Now, NASA has just released an amazing ‘animated gif’ (see above) that shows the moon as it moves across of the sunlit side of Earth.
The images that were used to produce the gif were taken by the Earth Polychromatic Imaging Camera (EPIC) aboard the NASA/National Oceanic and Atmospheric Administration’s (NOAA) Deep Space Climate Observatory (DSCOVR). They were taken from the satellite’s position between the sun and Earth at a distance of about 1,609,344 kilometers.
“It is surprising how much brighter Earth is than the moon,” said Adam Szabo, DSCOVR project scientist at NASA’s Goddard Space Flight Center in Greenbelt, Maryland in a press release. “Our planet is a truly brilliant object in dark space compared to the lunar surface.”

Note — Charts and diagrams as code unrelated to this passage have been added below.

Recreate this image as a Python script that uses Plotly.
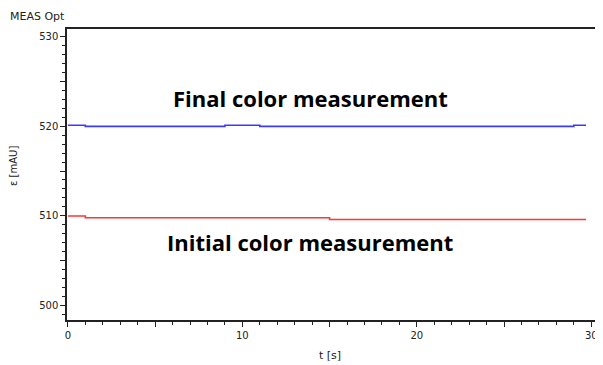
import plotly.graph_objects as go

# Data (step-like measurement traces)
t_final = [0, 1, 1, 9, 9, 11, 11, 29, 29, 29.7]
e_final = [520.1, 520.1, 519.97, 519.97, 520.1, 520.1, 519.97, 519.97, 520.1, 520.1]
t_initial = [0, 1, 1, 15, 15, 29.7]
e_initial = [509.99, 509.99, 509.79, 509.79, 509.6, 509.6]

x_tickvals = [0, 5, 10, 15, 20, 25, 30]
x_ticktext = ["0", "", "10", "", "20", "", "30"]
y_tickvals = [500, 505, 510, 515, 520, 525, 530]
y_ticktext = ["500", "", "510", "", "520", "", "530"]

OFF = 8  # page body margin
W, H = 603 - OFF, 365 - OFF
L, R, T, B = 67 - OFF, 3, 29 - OFF, 45
pw, ph = W - L - R, H - T - B

def px_x(p):  # page pixel -> paper x
    return (p - OFF - L) / pw

def px_y(p):  # page pixel -> paper y
    return (H - B - (p - OFF)) / ph

fig = go.Figure()
fig.add_trace(go.Scatter(x=t_final, y=e_final, mode="lines",
                         line=dict(color="#3a3aff", width=1.6), showlegend=False))
fig.add_trace(go.Scatter(x=t_initial, y=e_initial, mode="lines",
                         line=dict(color="#ff3535", width=1.6), showlegend=False))

tickfont = dict(family="DejaVu Sans", size=10, color="#222")

fig.update_layout(
    width=W, height=H,
    margin=dict(l=L, r=R, t=T, b=B, autoexpand=False),
    paper_bgcolor="white", plot_bgcolor="white",
    font=dict(family="DejaVu Sans", size=10, color="#222"),
    xaxis=dict(range=[-0.05, 30.5], tickvals=x_tickvals, ticktext=x_ticktext,
               ticks="outside", ticklen=5, tickwidth=1, tickcolor="#222",
               minor=dict(dtick=1, ticks="outside", ticklen=3, tickcolor="#222", showgrid=False),
               showgrid=False, zeroline=False, showline=True, linecolor="#222", linewidth=1.5,
               mirror=True, tickfont=tickfont, automargin=False),
    yaxis=dict(range=[498.41, 530.81], tickvals=y_tickvals, ticktext=y_ticktext,
               ticks="outside", ticklen=5, tickwidth=1, tickcolor="#222",
               minor=dict(dtick=1, ticks="outside", ticklen=3, tickcolor="#222", showgrid=False),
               showgrid=False, zeroline=False, showline=True, linecolor="#222", linewidth=1.5,
               tickfont=tickfont, automargin=False),
    annotations=[
        dict(text="MEAS Opt", xref="paper", yref="paper", x=px_x(8), y=px_y(17),
             xanchor="left", yanchor="middle", showarrow=False,
             font=dict(family="DejaVu Sans", size=11, color="#222")),
        dict(text="t [s]", xref="paper", yref="paper", x=px_x(330), y=px_y(355),
             xanchor="center", yanchor="middle", showarrow=False,
             font=dict(family="DejaVu Sans", size=11, color="#222")),
        dict(text="ε [mAU]", xref="paper", yref="paper", x=px_x(13), y=px_y(166),
             xanchor="center", yanchor="middle", showarrow=False, textangle=-90,
             font=dict(family="DejaVu Sans", size=10, color="#222")),
        dict(text="<b>Final color measurement</b>", xref="x", yref="y", x=13.9, y=523.13,
             showarrow=False, font=dict(family="Open Sans", size=22, color="black")),
        dict(text="<b>Initial color measurement</b>", xref="x", yref="y", x=13.9, y=507.09,
             showarrow=False, font=dict(family="Open Sans", size=22, color="black")),
    ],
    shapes=[dict(type="line", xref="paper", yref="paper", x0=1, x1=1, y0=0, y1=1,
                 line=dict(color="#d0d0d0", width=1.5))],
)

fig.write_html("out.html")
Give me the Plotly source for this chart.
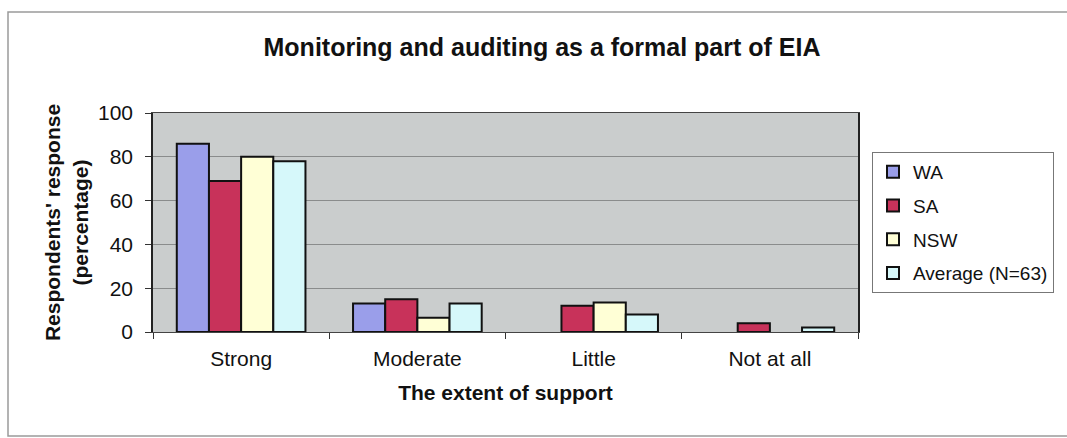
import plotly.graph_objects as go

categories = ["Strong", "Moderate", "Little", "Not at all"]
wa = [86, 13, 0, 0]
sa = [69, 15, 12, 4]
nsw = [80, 6.5, 13.5, 0]
average = [78, 13, 8, 2]
series_names = ["WA", "SA", "NSW", "Average (N=63)"]
series_colors = ["#9A9EEA", "#C8325A", "#FFFFD6", "#D6F8FA"]

FONT = "Liberation Sans, Arial, sans-serif"

fig = go.Figure()
for name, vals, col in zip(series_names, [wa, sa, nsw, average], series_colors):
    fig.add_trace(go.Bar(
        x=categories, y=vals, name=name, legendgroup=name,
        marker=dict(color=col, line=dict(color="#111111",
                                         width=[2 if v > 0 else 0 for v in vals])),
    ))

W, H = 1067, 438
L, R, T, B = 153, 209, 113, 106
pw, ph = W - L - R, H - T - B

def px(x):
    return (x - L) / pw

def py(y):
    return (H - B - y) / ph

fig.update_layout(
    width=W, height=H,
    margin=dict(l=L, r=R, t=T, b=B),
    paper_bgcolor="white",
    plot_bgcolor="#CACDCD",
    barmode="group",
    bargap=0.27,
    bargroupgap=0,
    font=dict(family=FONT, size=21, color="#111111"),
    title=dict(text="<b>Monitoring and auditing as a formal part of EIA</b>",
               x=px(542), xref="paper", xanchor="center",
               y=1 - 47 / H, yanchor="middle",
               font=dict(size=25, family=FONT, color="#111111")),
    showlegend=True,
    legend=dict(x=px(872), xanchor="left", y=py(152), yanchor="top",
                bordercolor="#777777", borderwidth=1,
                bgcolor="white", font=dict(size=19, family=FONT),
                traceorder="grouped", itemwidth=30, tracegroupgap=6),
    xaxis=dict(
        title=dict(text="<b>The extent of support</b>", standoff=16,
                   font=dict(size=21, family=FONT)),
        tickson="boundaries", ticks="outside", ticklen=6, tickcolor="#333333",
        showline=True, linecolor="#444444", linewidth=1, mirror=True,
        showgrid=False, tickfont=dict(size=21), ticklabelstandoff=8,
    ),
    yaxis=dict(
        title=dict(text="<b>Respondents' response<br>(percentage)</b>", standoff=4,
                   font=dict(size=21, family=FONT)),
        range=[0, 100], dtick=20, ticks="outside", ticklen=6, tickcolor="#333333",
        showline=True, linecolor="#222222", linewidth=1.5, mirror=True,
        gridcolor="#8A8C8C", gridwidth=1.2, zeroline=False,
        tickfont=dict(size=21), ticklabelstandoff=8,
    ),
    shapes=[
        dict(type="rect", xref="paper", yref="paper",
             x0=px(8), x1=px(1080), y0=py(436), y1=py(12),
             line=dict(color="#9A9A9A", width=1.5), fillcolor="rgba(0,0,0,0)",
             layer="below"),
    ],
)

fig.write_html("out.html")
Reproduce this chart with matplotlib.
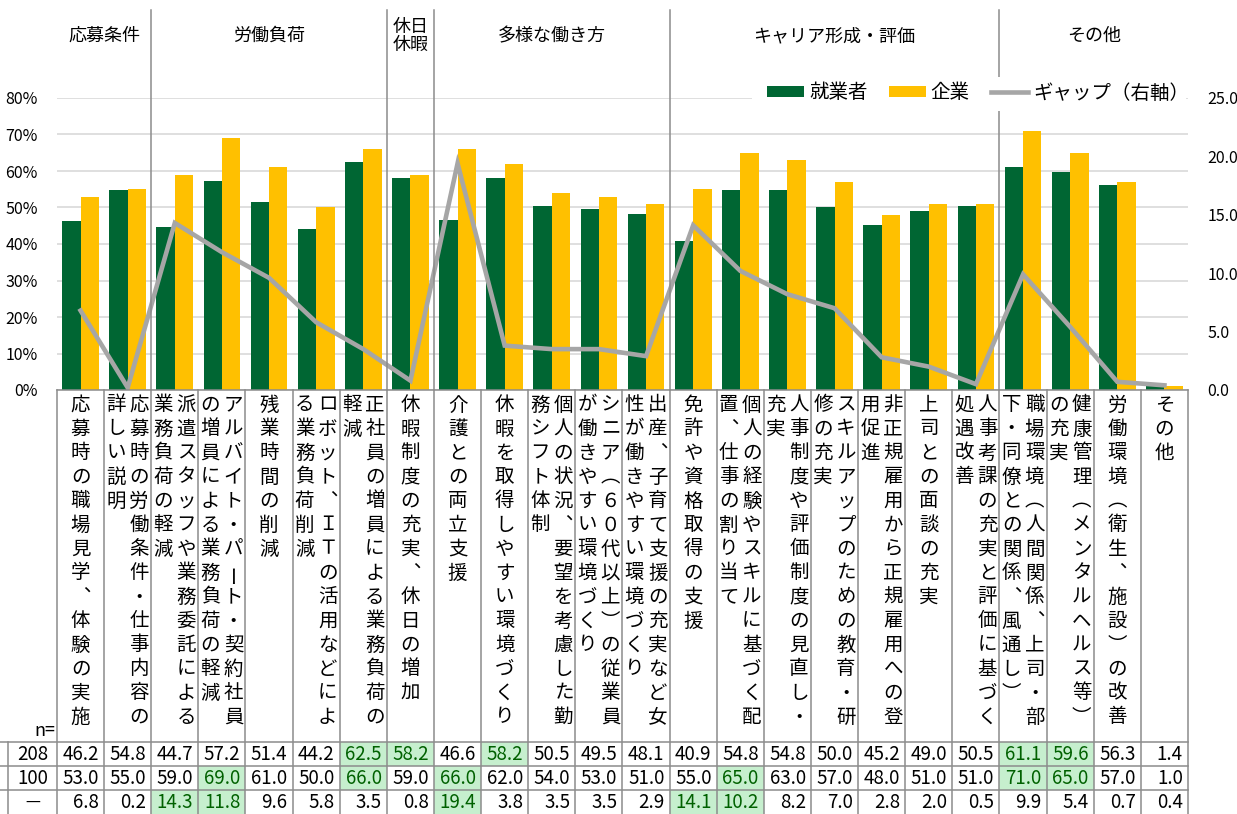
import matplotlib
matplotlib.use('Agg')
import matplotlib.pyplot as plt
from matplotlib.patches import Patch, Rectangle
from matplotlib.lines import Line2D
from matplotlib.transforms import blended_transform_factory
import numpy as np

plt.rcParams['font.family'] = ['Noto Sans CJK JP', 'DejaVu Sans']

# ---------------- data ----------------
categories = [
    '応募時の職場見学、体験の実施',
    '応募時の労働条件・仕事内容の詳しい説明',
    '派遣スタッフや業務委託による業務負荷の軽減',
    'アルバイト・パート・契約社員の増員による業務負荷の軽減',
    '残業時間の削減',
    'ロボット、ＩＴの活用などによる業務負荷削減',
    '正社員の増員による業務負荷の軽減',
    '休暇制度の充実、休日の増加',
    '介護との両立支援',
    '休暇を取得しやすい環境づくり',
    '個人の状況、要望を考慮した勤務シフト体制',
    'シニア（６０代以上）の従業員が働きやすい環境づくり',
    '出産、子育て支援の充実など女性が働きやすい環境づくり',
    '免許や資格取得の支援',
    '個人の経験やスキルに基づく配置、仕事の割り当て',
    '人事制度や評価制度の見直し・充実',
    'スキルアップのための教育・研修の充実',
    '非正規雇用から正規雇用への登用促進',
    '上司との面談の充実',
    '人事考課の充実と評価に基づく処遇改善',
    '職場環境（人間関係、上司・部下・同僚との関係、風通し）',
    '健康管理（メンタルヘルス等）の充実',
    '労働環境（衛生、施設）の改善',
    'その他',
]
workers = [46.2, 54.8, 44.7, 57.2, 51.4, 44.2, 62.5, 58.2, 46.6, 58.2, 50.5, 49.5,
           48.1, 40.9, 54.8, 54.8, 50.0, 45.2, 49.0, 50.5, 61.1, 59.6, 56.3, 1.4]
companies = [53.0, 55.0, 59.0, 69.0, 61.0, 50.0, 66.0, 59.0, 66.0, 62.0, 54.0, 53.0,
             51.0, 55.0, 65.0, 63.0, 57.0, 48.0, 51.0, 51.0, 71.0, 65.0, 57.0, 1.0]
gap = [6.8, 0.2, 14.3, 11.8, 9.6, 5.8, 3.5, 0.8, 19.4, 3.8, 3.5, 3.5,
       2.9, 14.1, 10.2, 8.2, 7.0, 2.8, 2.0, 0.5, 9.9, 5.4, 0.7, 0.4]
n_labels = ['208', '100', '－']
series_labels = ['就業者', '企業', 'ギャップ（右軸）']
groups = [('応募条件', 0, 2), ('労働負荷', 2, 7), ('休日\n休暇', 7, 8),
          ('多様な働き方', 8, 13), ('キャリア形成・評価', 13, 20), ('その他', 20, 24)]
highlight_workers = [6, 7, 9, 20, 21]
highlight_companies = [3, 6, 8, 14, 20, 21]
highlight_gap = [2, 3, 8, 13, 14]
left_ticks = [0, 10, 20, 30, 40, 50, 60, 70, 80]
right_ticks = [0, 5, 10, 15, 20, 25]

# ---------------- styles ----------------
GREEN = '#006633'
YELLOW = '#FFC000'
GRAY_LINE = '#A6A6A6'
GRID = '#D9D9D9'
BORDER = '#8C8C8C'
HL_FILL = '#C6EFCE'
HL_TEXT = '#006100'

W, H = 1237, 814
fig = plt.figure(figsize=(W / 100, H / 100), dpi=100)
fig.patch.set_facecolor('white')

AX_L, AX_R, AX_T, AX_B = 57, 1188, 98, 390
ax = fig.add_axes([AX_L / W, 1 - AX_B / H, (AX_R - AX_L) / W, (AX_B - AX_T) / H])
ax2 = ax.twinx()

def fy(ypx):
    return 1 - ypx / H

def fx(xpx):
    return xpx / W

x = np.arange(len(categories))
bw = 0.39
ax.bar(x - bw / 2, workers, bw, color=GREEN, zorder=2)
ax.bar(x + bw / 2, companies, bw, color=YELLOW, zorder=2)
ax.set_xlim(-0.5, len(categories) - 0.5)
ax.set_ylim(0, 80)
ax.set_yticks(left_ticks)
ax.set_yticklabels([f'{t}%' for t in left_ticks])
ax.set_axisbelow(True)
ax.yaxis.grid(True, color=GRID, lw=1.2)
ax.set_xticks([])
ax.tick_params(axis='y', length=0, pad=14, labelsize=11.5)
for s in ax.spines.values():
    s.set_visible(False)

ax2.plot(x, gap, color=GRAY_LINE, lw=3.3, solid_joinstyle='miter', zorder=3)
ax2.set_ylim(0, 25)
ax2.set_yticks(right_ticks)
ax2.set_yticklabels([f'{t:.1f}' for t in right_ticks])
ax2.tick_params(axis='y', length=0, pad=14, labelsize=11.5)
for s in ax2.spines.values():
    s.set_visible(False)

bt = blended_transform_factory(ax.transData, fig.transFigure)

# ---------------- group headers ----------------
for name, a, b in groups:
    cx = (a + b - 1) / 2
    fig.text(cx, fy(36), name, transform=bt, ha='center', va='center',
             fontsize=13, linespacing=0.95, zorder=3)
for name, a, b in groups[1:]:
    fig.add_artist(Line2D([a - 0.5, a - 0.5], [fy(10), fy(AX_B)], transform=bt,
                          color=BORDER, lw=1.1, zorder=1))

# legend background + legend
fig.add_artist(Rectangle((fx(752), fy(111)), fx(1186) - fx(752), fy(77) - fy(111),
                         transform=fig.transFigure, facecolor='white', edgecolor='none', zorder=4))
handles = [Patch(facecolor=GREEN, edgecolor='none'),
           Patch(facecolor=YELLOW, edgecolor='none'),
           Line2D([], [], color=GRAY_LINE, lw=3.3)]
fig.legend(handles, series_labels, loc='center', bbox_to_anchor=(fx(978), fy(93)),
           ncol=3, frameon=False, fontsize=14, handlelength=1.9, handleheight=0.45,
           handletextpad=0.25, columnspacing=1.1, borderpad=0.2)

# ---------------- table ----------------
ROWS = [742, 766, 790, 814]
for k in range(len(categories) + 1):
    fig.add_artist(Line2D([k - 0.5, k - 0.5], [fy(AX_B), fy(814)], transform=bt,
                          color=BORDER, lw=1.1, zorder=2))
fig.add_artist(Line2D([-0.5, len(categories) - 0.5], [fy(AX_B), fy(AX_B)], transform=bt,
                      color=BORDER, lw=1.1, zorder=2))
for r in ROWS[:3]:
    fig.add_artist(Line2D([0, fx(AX_R)], [fy(r), fy(r)], transform=fig.transFigure,
                          color=BORDER, lw=1.1, zorder=2))
fig.add_artist(Line2D([fx(8), fx(8)], [fy(ROWS[0]), fy(814)], transform=fig.transFigure,
                      color=BORDER, lw=1.1, zorder=2))

# vertical category labels (columns read right-to-left)
VERT = {'、': '︑', '（': '︵', '）': '︶'}
PER_COL = 14
COL_OFF = 0.49
for i, label in enumerate(categories):
    cols = [label[j:j + PER_COL] for j in range(0, len(label), PER_COL)]
    nc = len(cols)
    for c, text in enumerate(cols):
        cx = i + (nc - 1) / 2 * COL_OFF - c * COL_OFF
        for r, ch in enumerate(text):
            yy = fy(405 + 24 * r)
            if ch == 'ー':
                fig.text(cx, yy, 'ー', transform=bt, ha='center', va='center',
                         fontsize=14, rotation=90, zorder=3)
            else:
                fig.text(cx, yy, VERT.get(ch, ch), transform=bt, ha='center',
                         va='center', fontsize=14, zorder=3)

fig.text(fx(55), fy(731), 'n=', ha='right', va='center', fontsize=13, zorder=3)

rows_data = [(workers, highlight_workers), (companies, highlight_companies), (gap, highlight_gap)]
for ri, (vals, hl) in enumerate(rows_data):
    top, bot = ROWS[ri], ROWS[ri + 1]
    yc = fy((top + bot) / 2 + 1)
    fig.text(fx(32.5), yc, n_labels[ri], ha='center', va='center', fontsize=13.5, zorder=3)
    for k, v in enumerate(vals):
        is_hl = k in hl
        if is_hl:
            fig.add_artist(Rectangle((k - 0.5, fy(bot)), 1, fy(top) - fy(bot), transform=bt,
                                     facecolor=HL_FILL, edgecolor='none', zorder=1))
        fig.text(k + 0.5 - 0.11, yc, f'{v:.1f}', transform=bt, ha='right', va='center',
                 fontsize=13.5, color=HL_TEXT if is_hl else 'black', zorder=3)

fig.savefig('out.png', dpi=100, facecolor='white')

The key mission for the DSCOVR satellite will allow NOAA to monitor the solar wind in real-time so that the U.S. agency can provide advanced warnings of above average amounts of high-energy particles produced by the sun.
Powerful bursts of these high-energy particles can impact items such as power grids, communications systems, and satellites orbiting close to Earth.
EPIC is a four megapixel CCD (charge-coupled device) camera and telescope mounted on the DSCOVR satellite.
The device continuously keeps the fully lit Earth in its sights as our home planet rotates on its axis.
NASA says that EPIC will provide scientists with observations of Earth’s ozone, vegetation, cloud height, as well as atmospheric aerosols – tiny particles of material suspended in the atmosphere.
Each image taken by EPIC is shot through filters that cover 10 narrowband channels of the spectral band from ultraviolet to near infrared.
The ‘natural color’ pictures of Earth, according to the space agency, are produced by EPIC, with a combination of three distinct monochrome images – red, green and blue – that are taken in quick succession.
NASA says that once EPIC begins to make its regular observations, scheduled for some time next month, it will post color images to a special website.
The images, taken daily, will show different views of a rotating Earth and will be available to the public some 12 to 36 hours after EPIC sends them back to Earth.